Kita tidak akan mengerti maksud dari ayat ini, karena ialah potongan cerita, potongan kabar, potongan informasi dari ayat sebelum ataupun sesudahnya. Untuk itu, melihat ayat sebelum dan setelahnya pasti  diperlukan dalam hal ini.
Sebelumnya, menarik untuk dipertanyakan, seperti apa panggilan tersebut, apakah melalui suara dzohir atau suara yang terdengar di dalam bathin yang terpanggil saja.

Baiklah, mari kita lihat penafsiran syaikh kita, Wahbah az- Zuhaili. Sekilas saja melihat penafsiran Wahbah az-Zuhaili, sudah terpampang tema besar, yang mengelompokkan ayat ke 52 bersama ayat ke 51 dan 53, pada tema kisah Musa as. Demikian, tidak lain yang dipanggil dari sebelah kanan gunung Sinai adalah Nabi Musa as. Panggilan Allah itu terkait kedudukan yang diberikan kepadanya sebagai “Kalimullah” dan diturunkannya kitab taurat. Ia didekatkan pada derajat kemuliaan dan kedekatan yang dekat dengan Allah.

Kenapa demikian?  Itu karena Nabi Musa adalah nabi yang ikhlas, bahkan ia termasuk ke dalam Nabi Ulul Azmi (Musa as, Isa as, Ibrahim as, Nuh as, dan Muhammad as).
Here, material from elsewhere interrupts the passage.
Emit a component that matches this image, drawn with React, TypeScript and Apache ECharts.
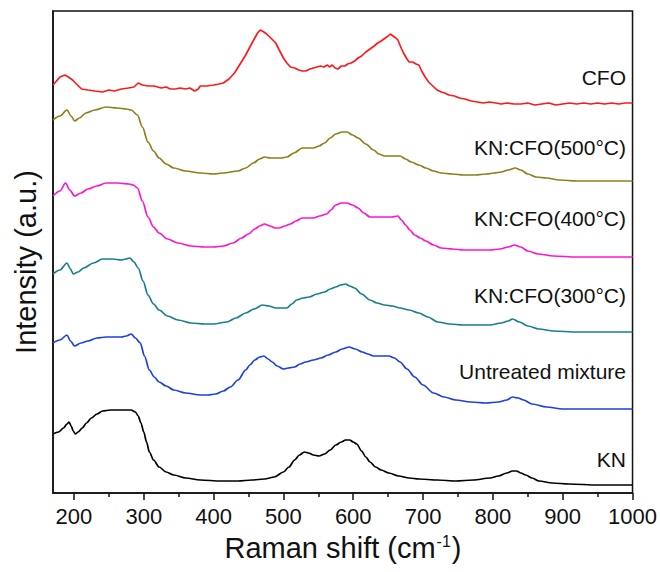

Allah pun merahmatinya, dengan mengabulkan doanya, menjadikan Harun as sebagai nabi, dan bersama-sama menyampaikan risalah kepada fir’aun.

Apa yang bisa kita ambil pelajaran dari kisah Musa as ini? seseorang yang memiliki derajat kemulian dan teladan yang baik akan menjadi contoh yang terus diceritakan, sebagaimana perintah Allah pada ayat ke 51, kepada Nabi Muhammad untuk menceritakan kisah Musa, tepatnya teladan dan sifat Musa as.

Memang, Musa as adalah orang-orang yang dipilih oleh Allah sehingga Allah memberinya derajat dan menjaganya. tetapi, tanpa ia mengikhlaskan dan menjaga diri tentu ia tidak akan mendapat kemuliaan. Sama halnya dengan kita, bukankah lahirnya kita di dunia ini sudah memasukkan kita kepada orang –orang yang terpilih. Kita dibesarkan dalam keluarga muslim karena kita terpilih. kita diminta menjadi khalifah di bumi bukan makhluk yang lain, karena kita  terpilih.

Demikian, yang perlu kita lakukan adalah memberikan akal dan hati kita untuk berfikir, jangan sampai kita terjerat pada hal-hal yang membuat kita menyia-nyiakan nikmat keterpilihan kita.

Terakhir, tak menjadi nabi bukan berarti kau tak terpilih, tapi karena Tuhan hanya ingin melihatmu berfikir dan berusaha lebih dari nabi. Meski kau tak akan pernah menjadi nabi atau mendapatkan risalah kenabian.